Letter: Land Acquisition and Preserve Improvement Referendum makes sense

By on March 24, 2011

One of the most cost-effective methods of protecting our water resources and drinking water is by preserving the lands along our creeks, streams and rivers. Few resources are as primary to our survival as clean water.

If you have read articles on the effects of pollution, you are well aware of the millions of taxpayer dollars required to clean up a single river. Protecting watershed lands now is much cheaper than cleaning up polluted water later.

For about $1 per month, homeowners can help protect our streams and drinking water resources. The Forest Preserve District of Kane County wants to add open space, particularly along our vital county waterways. Our homes, driveways, roads and parking lots have created more impervious surfaces. This means we can expect to see increases in storm water runoff. Preserving open space for the future allows the storm water to soak into the ground and be cleansed as nature intended.

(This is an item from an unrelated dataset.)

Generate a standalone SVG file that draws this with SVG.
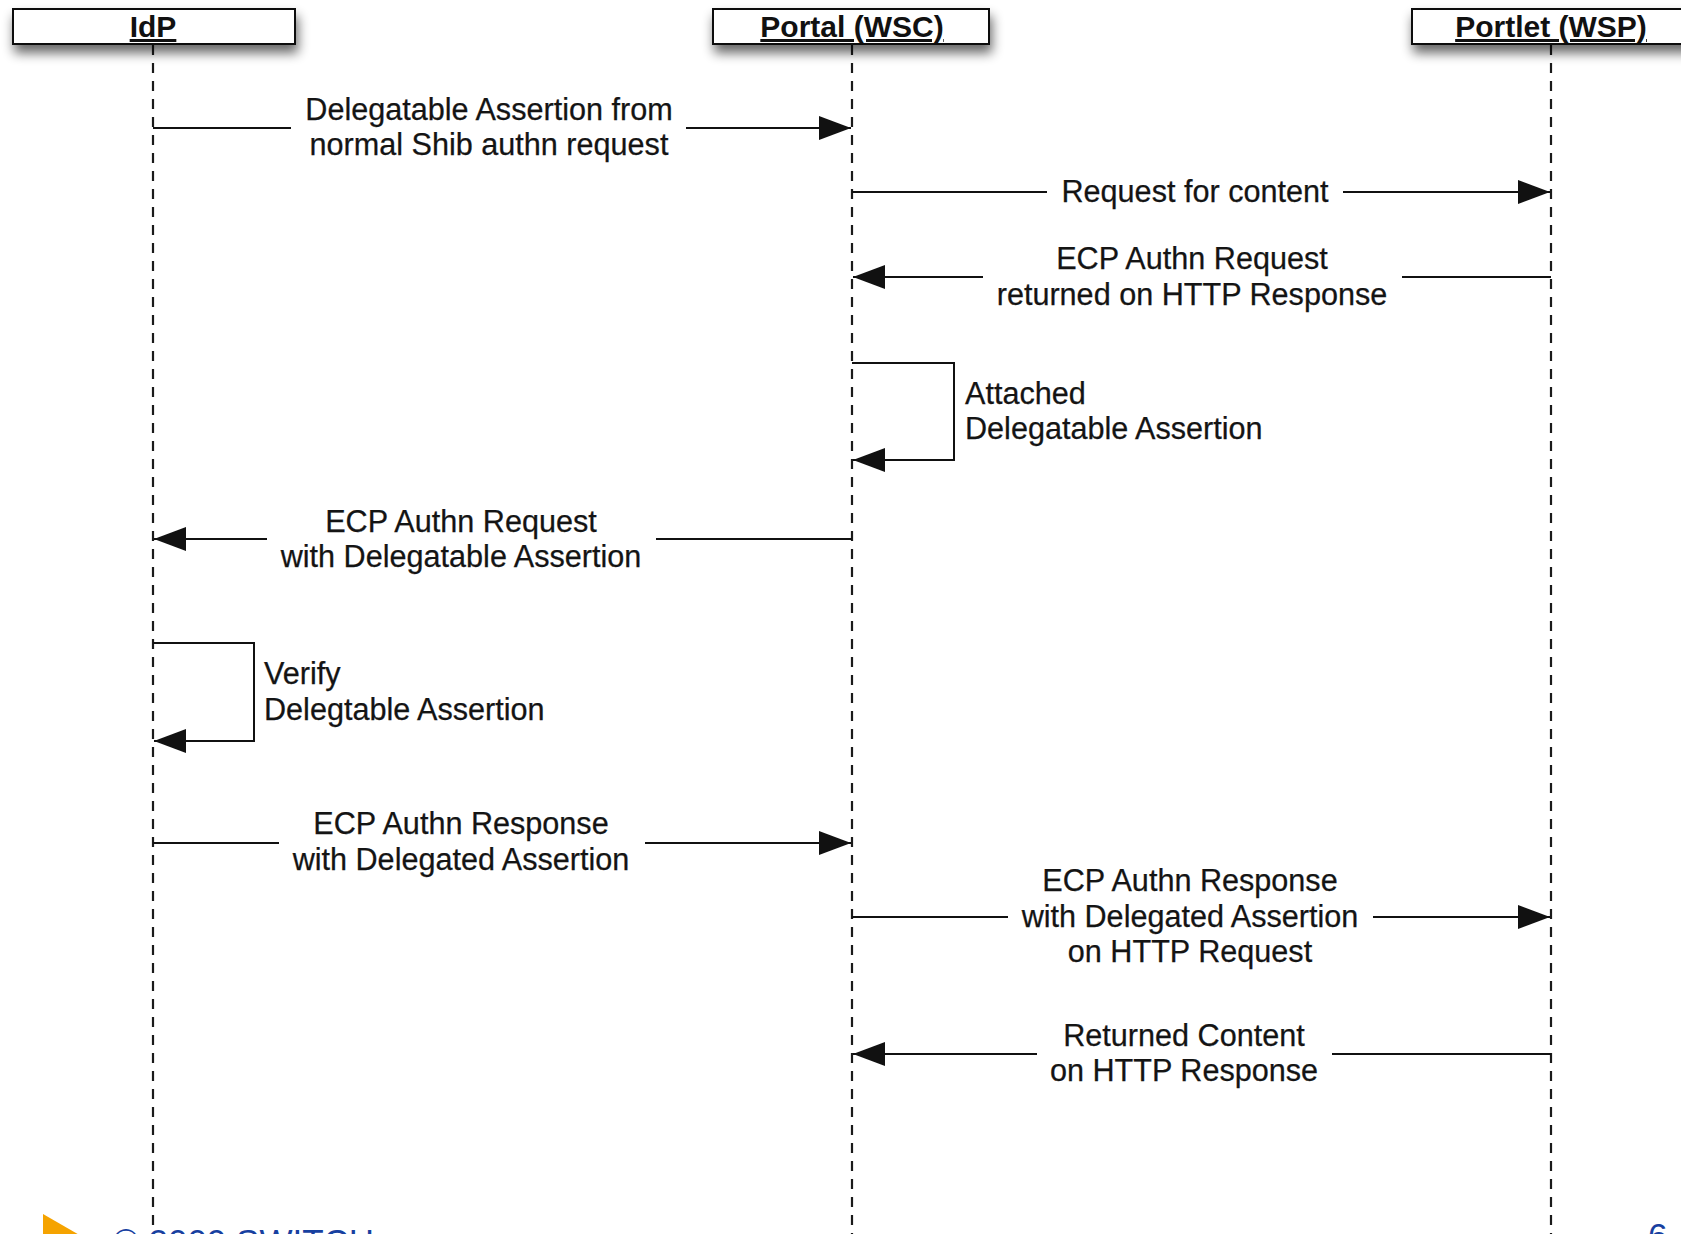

Offering us a chance to pay a little for “an ounce of prevention,” the Kane County Forest Preserve will be holding a small Land Acquisition and Preserve Improvement Referendum on April 5 for $30 million. This would allow us to permanently protect an additional 2,000 acres of our natural areas and watersheds. And now that land prices are at their lowest in decades, now is the time to purchase land from willing sellers.

We need to remember that forest preserves not only provide recreational opportunities, they also help ensure a clean water supply and control the effects of storm water runoff. I urge voters to vote “yes” on April 5 to help our Forest Preserve District acquire more critical open space in Kane County and help keep our water clean.